While updated food availability estimates continue to indicate better regional food availability compared to the 2004/05 consumption period, recently completed household level vulnerability assessments in the countries adversely affected by the poor performance of the past rainy season reveal widespread levels of food insecurity among vulnerable groups. As many as 10 million
people in Lesotho, Malawi, Mozambique, Swaziland, Zambia and Zimbabwe have been assessed as food insecure and will need humanitarian assistance until the next harvest. The VAC analyses point to growing levels of poverty, exacerbated by the effects of HIV/AIDS, as the main cause of chronic vulnerability across the region. These findings have prompted national governments and
humanitarian agencies to look beyond short term responses to the food crisis and to develop alternative interventions responding to short term needs while addressing the longer term issues in the region.

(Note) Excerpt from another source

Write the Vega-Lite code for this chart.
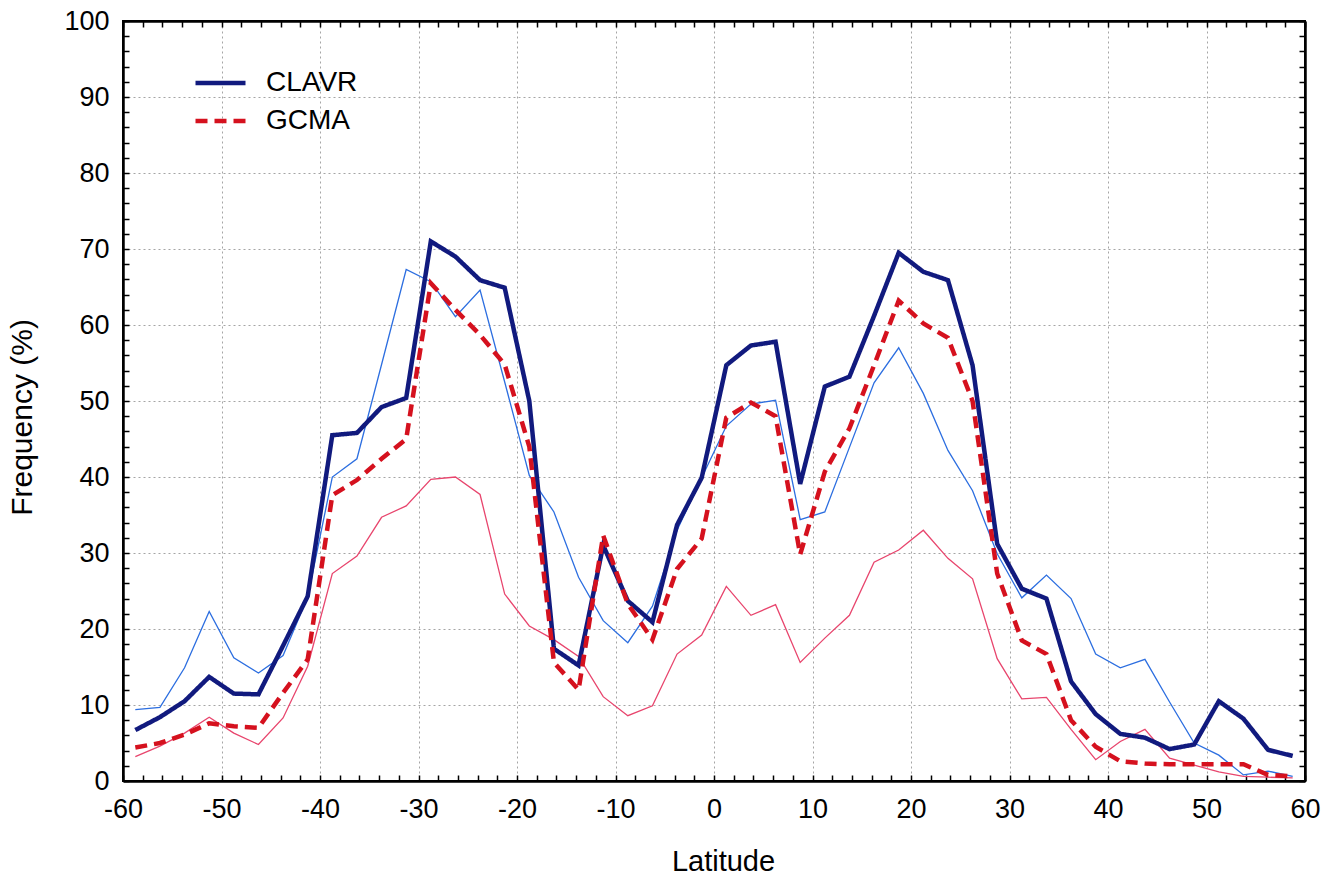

Formal intra-regional trade has been encouraged by the existence of large cereal surpluses in South Africa and below average
production in many countries in southern Africa. Meanwhile, informal trade between Mozambique and Malawi is improving food
availability in the latter. Maize retail prices in most of the food deficit countries have been rising rapidly in response to fast
dwindling household supplies, raising concerns about growing food access problems among vulnerable populations.
The Southern Africa Regional Climate Outlook Forum (SARCOF) has issued an outlook statement for the 2005/06 rainy season
indicating a slightly enhanced chance for a normal to above normal rainfall.